Circulatoire. L’obsession du déneigement, c’est bien, mais elle devrait avant tout se concentrer sur les zones destinées aux piétons plutôt qu’aux rues et aux espaces de stationnement des voitures. L’hiver, la neige ralentit la vie et les déplacements, c’est vrai. La résistance est frustrante en plus d’être coûteuse. Alors ? Le déneigement des trottoirs devrait devenir une nouvelle obsession — ce n’est pas toujours le cas sur les rues non commerciales — pour permettre aux humains « bloqués » par la neige de plus facilement appréhender l’environnement à leur disposition à portée de marche. L’hiver est plus agréable quand on peut marcher sans risque de chute pour aller faire son épicerie, travailler ou partager une fondue chinoise avec un ami ou un voisin pour se réchauffer. Bien sûr, le culte de l’automobile gagnerait, dans cette optique, à être un brin remis en question.

 

Respiratoire.

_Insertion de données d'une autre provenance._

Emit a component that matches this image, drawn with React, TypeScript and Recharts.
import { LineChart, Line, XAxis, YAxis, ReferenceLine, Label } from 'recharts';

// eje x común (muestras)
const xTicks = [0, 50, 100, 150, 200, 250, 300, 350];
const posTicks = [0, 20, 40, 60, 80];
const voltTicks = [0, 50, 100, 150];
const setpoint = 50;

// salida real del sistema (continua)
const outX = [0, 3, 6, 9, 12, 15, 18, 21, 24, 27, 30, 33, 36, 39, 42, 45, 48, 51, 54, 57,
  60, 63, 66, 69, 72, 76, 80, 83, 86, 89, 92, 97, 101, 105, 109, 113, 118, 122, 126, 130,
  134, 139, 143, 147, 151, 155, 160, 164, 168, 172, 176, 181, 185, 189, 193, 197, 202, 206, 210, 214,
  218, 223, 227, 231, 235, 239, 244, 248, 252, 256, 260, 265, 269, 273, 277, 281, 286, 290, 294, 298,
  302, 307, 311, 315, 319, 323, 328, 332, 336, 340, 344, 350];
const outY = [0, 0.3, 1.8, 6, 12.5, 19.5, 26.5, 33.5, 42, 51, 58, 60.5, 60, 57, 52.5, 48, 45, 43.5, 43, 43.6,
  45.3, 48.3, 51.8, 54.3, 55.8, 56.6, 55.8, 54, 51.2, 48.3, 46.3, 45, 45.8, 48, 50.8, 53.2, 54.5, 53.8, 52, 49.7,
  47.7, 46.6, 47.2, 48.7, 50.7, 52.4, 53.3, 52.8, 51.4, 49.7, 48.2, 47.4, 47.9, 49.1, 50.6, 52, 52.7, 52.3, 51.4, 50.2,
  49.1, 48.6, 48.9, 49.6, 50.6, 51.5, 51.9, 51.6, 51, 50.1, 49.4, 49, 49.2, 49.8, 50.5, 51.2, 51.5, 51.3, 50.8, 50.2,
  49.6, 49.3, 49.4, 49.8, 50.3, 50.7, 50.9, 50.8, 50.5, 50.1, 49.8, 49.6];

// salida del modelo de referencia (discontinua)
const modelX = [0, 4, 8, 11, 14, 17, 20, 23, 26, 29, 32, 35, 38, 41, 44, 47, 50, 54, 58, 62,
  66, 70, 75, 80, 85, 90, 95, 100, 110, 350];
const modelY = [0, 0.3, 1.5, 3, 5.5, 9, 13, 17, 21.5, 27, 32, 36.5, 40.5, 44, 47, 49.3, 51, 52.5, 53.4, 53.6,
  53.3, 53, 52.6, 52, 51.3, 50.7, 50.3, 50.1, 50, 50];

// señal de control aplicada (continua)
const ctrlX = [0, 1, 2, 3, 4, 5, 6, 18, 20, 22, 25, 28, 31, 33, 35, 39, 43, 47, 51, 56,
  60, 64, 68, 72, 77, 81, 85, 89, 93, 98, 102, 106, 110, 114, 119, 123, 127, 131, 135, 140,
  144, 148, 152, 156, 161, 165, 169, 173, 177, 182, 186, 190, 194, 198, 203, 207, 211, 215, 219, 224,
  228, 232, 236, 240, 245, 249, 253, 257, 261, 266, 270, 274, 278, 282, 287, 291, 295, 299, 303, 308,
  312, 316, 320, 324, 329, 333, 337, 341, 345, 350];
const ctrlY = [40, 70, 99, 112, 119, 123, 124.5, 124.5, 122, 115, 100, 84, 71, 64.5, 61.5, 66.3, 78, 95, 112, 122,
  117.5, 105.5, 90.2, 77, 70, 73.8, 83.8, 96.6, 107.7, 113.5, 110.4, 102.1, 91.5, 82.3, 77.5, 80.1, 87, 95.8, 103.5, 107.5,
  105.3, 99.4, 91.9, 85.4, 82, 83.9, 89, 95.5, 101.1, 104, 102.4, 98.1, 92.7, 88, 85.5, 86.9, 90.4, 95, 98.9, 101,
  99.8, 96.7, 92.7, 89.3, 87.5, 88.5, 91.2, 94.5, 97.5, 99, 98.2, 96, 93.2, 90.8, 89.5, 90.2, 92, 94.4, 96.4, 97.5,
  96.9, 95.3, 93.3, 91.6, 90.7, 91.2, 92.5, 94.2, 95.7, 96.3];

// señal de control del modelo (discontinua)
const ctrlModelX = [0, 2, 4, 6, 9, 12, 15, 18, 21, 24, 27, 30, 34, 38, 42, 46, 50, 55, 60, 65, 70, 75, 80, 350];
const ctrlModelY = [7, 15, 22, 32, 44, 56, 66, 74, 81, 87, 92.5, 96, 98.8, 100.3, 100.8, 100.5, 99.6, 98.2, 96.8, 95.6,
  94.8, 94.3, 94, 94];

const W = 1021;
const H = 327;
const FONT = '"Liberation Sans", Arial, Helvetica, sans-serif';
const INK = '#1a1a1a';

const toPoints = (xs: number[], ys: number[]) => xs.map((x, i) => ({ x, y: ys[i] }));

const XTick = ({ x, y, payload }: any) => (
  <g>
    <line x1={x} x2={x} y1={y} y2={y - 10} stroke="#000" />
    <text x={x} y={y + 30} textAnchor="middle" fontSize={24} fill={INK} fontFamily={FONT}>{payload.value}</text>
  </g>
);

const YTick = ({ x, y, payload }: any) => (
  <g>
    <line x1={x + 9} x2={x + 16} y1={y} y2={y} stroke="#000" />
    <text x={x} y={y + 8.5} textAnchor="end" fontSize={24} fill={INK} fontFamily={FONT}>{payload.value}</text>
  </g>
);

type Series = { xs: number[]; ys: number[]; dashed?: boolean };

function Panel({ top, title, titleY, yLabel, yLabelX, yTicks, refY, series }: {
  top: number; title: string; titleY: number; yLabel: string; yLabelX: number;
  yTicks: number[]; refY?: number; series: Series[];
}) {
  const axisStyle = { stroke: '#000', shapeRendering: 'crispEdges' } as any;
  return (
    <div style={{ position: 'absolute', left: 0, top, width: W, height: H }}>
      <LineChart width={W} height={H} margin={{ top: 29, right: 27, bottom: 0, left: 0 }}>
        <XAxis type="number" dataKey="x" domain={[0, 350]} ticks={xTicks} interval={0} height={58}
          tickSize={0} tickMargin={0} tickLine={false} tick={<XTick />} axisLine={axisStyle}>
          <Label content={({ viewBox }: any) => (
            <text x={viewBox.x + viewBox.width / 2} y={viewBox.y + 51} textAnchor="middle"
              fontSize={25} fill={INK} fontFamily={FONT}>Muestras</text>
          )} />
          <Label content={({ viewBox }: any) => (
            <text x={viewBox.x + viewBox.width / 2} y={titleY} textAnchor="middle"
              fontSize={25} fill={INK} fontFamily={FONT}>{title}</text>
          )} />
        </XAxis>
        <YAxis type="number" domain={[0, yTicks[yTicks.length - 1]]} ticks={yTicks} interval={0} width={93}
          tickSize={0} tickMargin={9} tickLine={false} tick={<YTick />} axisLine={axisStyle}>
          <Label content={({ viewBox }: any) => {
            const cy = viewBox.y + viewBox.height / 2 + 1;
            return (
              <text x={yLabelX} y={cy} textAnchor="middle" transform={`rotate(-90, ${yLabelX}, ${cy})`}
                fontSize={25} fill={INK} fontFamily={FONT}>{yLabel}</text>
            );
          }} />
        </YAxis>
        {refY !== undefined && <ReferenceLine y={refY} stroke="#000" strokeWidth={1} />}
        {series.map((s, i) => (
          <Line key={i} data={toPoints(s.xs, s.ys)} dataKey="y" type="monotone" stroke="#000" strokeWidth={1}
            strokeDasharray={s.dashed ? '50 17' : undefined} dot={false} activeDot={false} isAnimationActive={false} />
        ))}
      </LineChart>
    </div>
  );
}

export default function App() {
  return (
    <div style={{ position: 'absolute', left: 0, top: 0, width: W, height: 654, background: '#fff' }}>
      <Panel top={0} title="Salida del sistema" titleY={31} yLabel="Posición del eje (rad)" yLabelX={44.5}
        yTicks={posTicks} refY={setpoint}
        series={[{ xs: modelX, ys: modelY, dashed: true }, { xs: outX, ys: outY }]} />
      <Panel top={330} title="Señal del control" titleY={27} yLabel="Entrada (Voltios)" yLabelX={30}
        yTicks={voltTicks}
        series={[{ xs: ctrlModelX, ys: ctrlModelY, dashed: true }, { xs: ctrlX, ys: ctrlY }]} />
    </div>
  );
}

En hiver, pourquoi s’obstiner à faire du vélo stationnaire dans un centre de conditionnement physique alors qu’il y a tant à faire dehors. Ski, raquette, patins sur les bassins urbains gelés, spa… l’offre de divertissement en plein air est loin d’être limitée, mais elle semble aussi sous-utilisée. La faute sans doute aux bulletins météo qui appellent tout l’hiver à rester enfermé chez soi. Les soirs de semaine, sur le lac aux Castors, à Montréal, le Montréalais brille souvent par son absence, contrairement aux touristes qui semblent trouver l’environnement très agréable pour donner des airs festifs à l’hiver.

 

Exploratoire. Il est étonnant de voir qu’un pays nordique comme le Québec n’ait pas culturellement intégré l’une des composantes les plus agréables de la nordicité en hiver : le spa. Bain chaud extérieur, bain froid, sauna sec ou à la vapeur, la chose a, dans son développement commercial actuel, un je-ne-sais-quoi d’élitiste et d’ésotérique, alors qu’elle a tout, avec le froid et la neige qui prévalent ici, pour s’intégrer dans la vie quotidienne des gens d’ici. Le spa n’est pas ce lieu idéal pour les couples en mal de rapprochement, comme on cherche malheureusement trop à le vendre. C’est une façon de se détendre, de mettre fun et froid dans une piscine sous les étoiles, tout en passant l’hiver loin de la grippe, du rhume et des salles d’attente d’un CLSC.

 

Et si des spas municipaux voyaient le jour dans les quartiers, à l’image des piscines extérieures en été (ouvertes seulement deux mois par année, d’ailleurs) ? Et si cela devenait une activité familiale, un rendez-vous hebdomadaire normal, une fois par semaine ? L’hiver n’en serait sans doute que plus agréable et les grincheux de l’immuable un peu moins nombreux.